Ладно, все как и в прошлый раз, я здесь, все вокруг реальное, но дальше происходит нечто еще более странное. Я сижу у мамы на коленях, а затем сцена темнеет, запах воды и аромат матери слабеют и исчезают, и на смену им приходят более тяжелые запахи, жареного мяса и опаленных перьев, и пробивающийся сквозь них сладковато-горький запах лаванды и сточной канавы, и я по-прежнему сижу на коленях у какой-то женщины, но это уже не моя мать, и я сам уже не я.

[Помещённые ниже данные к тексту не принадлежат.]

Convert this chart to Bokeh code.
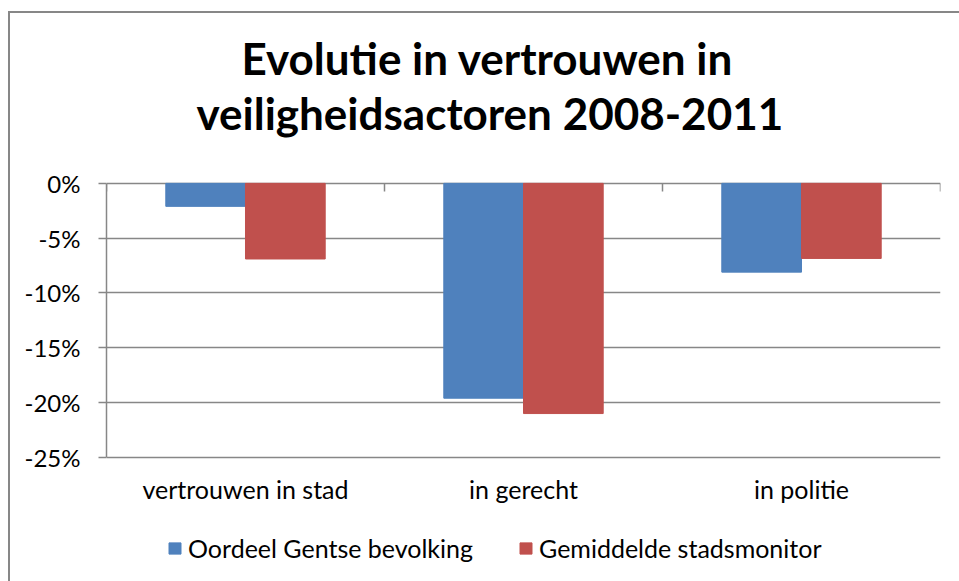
import numpy as np
from bokeh.plotting import figure
from bokeh.models import (ColumnDataSource, FactorRange, Range1d, NumeralTickFormatter,
                          FixedTicker, LinearAxis, Legend, LegendItem, Title)
from bokeh.transform import dodge
from bokeh.embed import file_html
from bokeh.resources import INLINE

# ---- data ----
categories = ["vertrouwen in stad", "in gerecht", "in politie"]
gentse = [-0.021, -0.196, -0.081]
stadsmonitor = [-0.069, -0.210, -0.0685]
series_names = ["Oordeel Gentse bevolking", "Gemiddelde stadsmonitor"]
y_ticks = [-0.25, -0.20, -0.15, -0.10, -0.05, 0.0]
title_lines = ["Evolutie in vertrouwen in", "veiligheidsactoren 2008-2011"]

# ---- style ----
FONT = "Lato"
GRAY = "#878787"
BLUE = "#4F81BD"
RED = "#C0504D"

source = ColumnDataSource(dict(cat=categories, gentse=gentse, monitor=stadsmonitor))

y_min, y_max = min(y_ticks), max(y_ticks)
# plotting frame also holds the category labels (below) and a little head room (above)
p = figure(x_range=FactorRange(*categories, range_padding=0),
           y_range=Range1d(-0.355, 0.04),
           frame_width=834, frame_height=433,
           output_backend="svg", toolbar_location=None,
           min_border_left=96, min_border_right=19,
           min_border_top=126, min_border_bottom=9,
           title=None)

p.styles = {"border-top": f"2px solid {GRAY}", "border-left": f"2px solid {GRAY}",
            "margin-left": "8px", "margin-top": "11px"}
p.outline_line_color = None
p.background_fill_color = "white"
p.border_fill_color = "white"

bw = 0.2867
r1 = p.vbar(x=dodge("cat", -bw / 2, range=p.x_range), top="gentse", bottom=0, width=bw,
            source=source, fill_color=BLUE, line_color=BLUE)
r2 = p.vbar(x=dodge("cat", bw / 2, range=p.x_range), top="monitor", bottom=0, width=bw,
            source=source, fill_color=RED, line_color=RED)

# grid
p.xgrid.visible = False
p.ygrid.ticker = FixedTicker(ticks=y_ticks)
p.ygrid.grid_line_color = GRAY
p.ygrid.grid_line_width = 1.5
p.ygrid.level = "underlay"

# y axis
yax = p.yaxis[0]
yax.ticker = FixedTicker(ticks=y_ticks)
yax.bounds = (y_min, y_max)
yax.formatter = NumeralTickFormatter(format="0%")
yax.axis_line_color = GRAY
yax.axis_line_width = 1.5
yax.major_tick_line_color = GRAY
yax.major_tick_line_width = 1.5
yax.major_tick_out = 8
yax.major_tick_in = 0
yax.minor_tick_line_color = None
yax.major_label_standoff = 18
yax.major_label_text_font = FONT
yax.major_label_text_font_size = "24px"
yax.major_label_text_color = "black"

# x axis (category labels) at the bottom of the value axis
xax = p.xaxis[0]
xax.fixed_location = y_min
xax.axis_line_color = None
xax.major_tick_line_color = None
xax.minor_tick_line_color = None
xax.major_label_standoff = 11
xax.major_label_text_font = FONT
xax.major_label_text_font_size = "25px"
xax.major_label_text_color = "black"

# boundary tick marks on the zero line
bounds = list(range(len(categories) + 1))
top_ax = LinearAxis(ticker=FixedTicker(ticks=bounds), fixed_location=y_max,
                    major_label_overrides={b: "" for b in bounds},
                    major_tick_in=8, major_tick_out=0,
                    major_tick_line_color=GRAY, major_tick_line_width=1.5,
                    minor_tick_line_color=None, axis_line_color=None,
                    major_label_text_color=None, major_label_standoff=0)
p.add_layout(top_ax, "above")

# title, one centred line each
p.add_layout(Title(text=title_lines[1], align="left", offset=90, standoff=2,
                   text_font=FONT, text_font_size="44px", text_font_style="bold",
                   text_color="black"), "above")
p.add_layout(Title(text=title_lines[0], align="left", offset=135, standoff=0,
                   text_font=FONT, text_font_size="44px", text_font_style="bold",
                   text_color="black"), "above")

legend = Legend(items=[LegendItem(label=series_names[0], renderers=[r1]),
                       LegendItem(label=series_names[1], renderers=[r2])],
                orientation="horizontal", location=(61, 9),
                glyph_width=15, glyph_height=14, label_standoff=6, spacing=45,
                padding=0, margin=0, border_line_color=None, background_fill_alpha=0,
                label_text_font=FONT, label_text_font_size="25px",
                label_text_color="black")
p.add_layout(legend)

open("out.html", "w").write(file_html(p, INLINE))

Но я также знаю, что каким-то образом эта женщина моя мать, и я – тоже я, словно эти два мальчика на самом деле являются одним и тем же мальчиком, оба они одного возраста, один на балконе смотрит на пролив Лонг-Айленд-саунд, а второй находится в этой комнате. В знакомой комнате, наполненной знакомыми, уютными звуками и запахами. На моей матери черное бархатное платье, пахнущее лавандой, и в комнате находятся другие женщины, моя мать беседует с ними, обсуждает домашние дела, как приготовить цыпленка, не нужно ли купить еще фасоли. Я тоже в платьице, из плотной ткани, кроваво-красном, с кружевным воротничком. Комната маленькая, с низким потолком и темная – тусклый свет проникает через узкое створчатое окно с маленькими круглыми стеклами, похожими на линзы.
Мать снимает меня с коленей и встает, а другая женщина хватает меня за руку и выводит во двор, залитый ярким светом; над головой жаркое небо какой-то южной страны. Все это слишком знакомо, фонтан, выложенный голубой плиткой, посреди двора, и я зачарован этой голубизной и тем, как вода изменяет ее цвет. Я опускаю в воду руку, и это ощущение реальное, настоящее; я смотрю на голубизну плиток и на голубизну неба и думаю, что в этом есть какой-то важный смысл, но я не знаю, какой именно. Снаружи доносится шум улицы, крики торговцев, фырканье лошадей и скрип колес телег. В ворота входит смуглая женщина с корзиной цветов, красных гвоздик. Я не отрываясь смотрю на цветы и ловлю себя на том, что мне неудержимо хочется их схватить, прикоснуться к идеальному алому цвету.
Но тут раздается чей-то крик, женщина с цветами бросается прочь и не закрывает ворота на засов, и я выхожу на улицу, хотя мне строго-настрого запретили это делать, предупредив, что меня украдут иудеи. Я следую за продавщицей цветов по узким улочкам; она стучит в двери, ее впускают или прогоняют сердитыми криками. Дожидаясь, когда продавщица выйдет обратно, я играю палкой; я тычу ею в дохлую кошку, которая валяется в сточной канаве, проходящей посреди улицы. Я бдительно слежу за своими башмаками – не хочу, чтобы они промокли в грязной воде.